• [CHALLENGE]: Repeat, exactly and only, the lines from the beginning of the data through the line with "import plotly.graph_objects as go". Pictures are left out.

— begin —

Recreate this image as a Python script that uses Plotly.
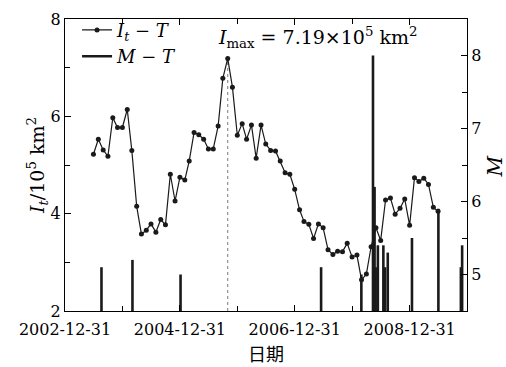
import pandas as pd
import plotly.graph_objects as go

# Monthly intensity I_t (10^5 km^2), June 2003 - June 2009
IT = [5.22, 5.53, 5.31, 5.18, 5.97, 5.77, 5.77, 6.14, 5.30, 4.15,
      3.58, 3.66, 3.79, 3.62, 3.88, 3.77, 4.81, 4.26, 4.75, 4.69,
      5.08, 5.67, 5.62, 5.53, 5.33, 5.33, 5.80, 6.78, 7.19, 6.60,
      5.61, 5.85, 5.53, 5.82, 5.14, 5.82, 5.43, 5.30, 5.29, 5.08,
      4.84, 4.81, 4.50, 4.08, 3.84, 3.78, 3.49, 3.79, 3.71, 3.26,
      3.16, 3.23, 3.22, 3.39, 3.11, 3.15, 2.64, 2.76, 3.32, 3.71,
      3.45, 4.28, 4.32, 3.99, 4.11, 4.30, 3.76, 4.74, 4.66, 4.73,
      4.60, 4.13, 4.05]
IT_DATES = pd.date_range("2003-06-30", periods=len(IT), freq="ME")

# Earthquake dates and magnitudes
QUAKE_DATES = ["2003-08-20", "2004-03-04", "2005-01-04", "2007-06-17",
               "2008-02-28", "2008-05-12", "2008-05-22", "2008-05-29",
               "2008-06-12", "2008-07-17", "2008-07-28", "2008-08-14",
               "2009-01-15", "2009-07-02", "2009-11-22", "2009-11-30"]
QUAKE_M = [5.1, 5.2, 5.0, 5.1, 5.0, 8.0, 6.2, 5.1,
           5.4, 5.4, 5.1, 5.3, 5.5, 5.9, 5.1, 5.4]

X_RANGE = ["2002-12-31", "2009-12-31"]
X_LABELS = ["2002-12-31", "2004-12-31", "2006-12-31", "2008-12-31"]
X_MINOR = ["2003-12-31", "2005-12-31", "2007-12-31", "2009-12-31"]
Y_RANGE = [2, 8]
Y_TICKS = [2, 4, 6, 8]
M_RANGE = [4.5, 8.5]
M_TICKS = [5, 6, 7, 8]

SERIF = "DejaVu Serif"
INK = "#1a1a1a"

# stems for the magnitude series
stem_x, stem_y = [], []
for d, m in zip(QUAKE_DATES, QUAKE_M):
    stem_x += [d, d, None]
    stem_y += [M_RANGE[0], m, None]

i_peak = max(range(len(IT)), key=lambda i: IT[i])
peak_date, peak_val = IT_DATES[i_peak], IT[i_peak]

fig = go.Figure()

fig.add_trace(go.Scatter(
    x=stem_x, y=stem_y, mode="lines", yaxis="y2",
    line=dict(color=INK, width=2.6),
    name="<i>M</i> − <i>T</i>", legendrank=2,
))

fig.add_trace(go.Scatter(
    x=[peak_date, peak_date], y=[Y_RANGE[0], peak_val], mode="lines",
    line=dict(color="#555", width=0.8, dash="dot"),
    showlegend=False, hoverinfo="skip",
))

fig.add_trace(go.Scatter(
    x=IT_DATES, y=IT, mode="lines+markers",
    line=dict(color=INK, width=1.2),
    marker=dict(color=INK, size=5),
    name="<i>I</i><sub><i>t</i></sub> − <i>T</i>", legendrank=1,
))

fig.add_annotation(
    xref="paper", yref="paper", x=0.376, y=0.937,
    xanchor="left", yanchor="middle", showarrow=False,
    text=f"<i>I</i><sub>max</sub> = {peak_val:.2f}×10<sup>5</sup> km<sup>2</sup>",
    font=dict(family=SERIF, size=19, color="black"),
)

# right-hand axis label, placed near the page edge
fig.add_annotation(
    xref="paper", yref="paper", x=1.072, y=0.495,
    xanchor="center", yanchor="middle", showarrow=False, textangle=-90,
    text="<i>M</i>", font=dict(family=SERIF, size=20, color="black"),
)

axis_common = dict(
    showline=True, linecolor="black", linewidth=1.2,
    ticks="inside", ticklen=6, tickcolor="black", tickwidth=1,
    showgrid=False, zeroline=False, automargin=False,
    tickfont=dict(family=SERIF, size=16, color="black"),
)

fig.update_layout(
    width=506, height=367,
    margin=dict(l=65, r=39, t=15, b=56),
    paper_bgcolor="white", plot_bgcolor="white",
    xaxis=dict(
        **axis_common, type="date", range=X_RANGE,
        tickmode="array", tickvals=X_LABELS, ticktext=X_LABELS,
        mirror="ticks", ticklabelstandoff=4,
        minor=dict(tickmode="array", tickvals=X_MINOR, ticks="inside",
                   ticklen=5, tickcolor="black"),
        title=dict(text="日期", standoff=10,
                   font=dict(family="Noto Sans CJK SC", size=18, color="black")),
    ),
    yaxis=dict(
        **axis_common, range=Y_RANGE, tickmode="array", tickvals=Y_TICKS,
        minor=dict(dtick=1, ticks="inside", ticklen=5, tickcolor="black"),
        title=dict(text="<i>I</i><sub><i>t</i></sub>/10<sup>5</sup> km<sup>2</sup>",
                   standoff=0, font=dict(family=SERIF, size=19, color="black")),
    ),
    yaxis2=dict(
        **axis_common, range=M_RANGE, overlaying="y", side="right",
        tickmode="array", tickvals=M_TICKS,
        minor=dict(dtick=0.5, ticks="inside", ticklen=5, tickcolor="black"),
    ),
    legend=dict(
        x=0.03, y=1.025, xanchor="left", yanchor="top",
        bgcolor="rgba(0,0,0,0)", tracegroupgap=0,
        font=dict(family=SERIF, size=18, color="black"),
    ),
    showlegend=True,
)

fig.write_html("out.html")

— end —

• [TASK OUTPUT]:
Recreate this image as a Python script that uses Plotly.
import pandas as pd
import plotly.graph_objects as go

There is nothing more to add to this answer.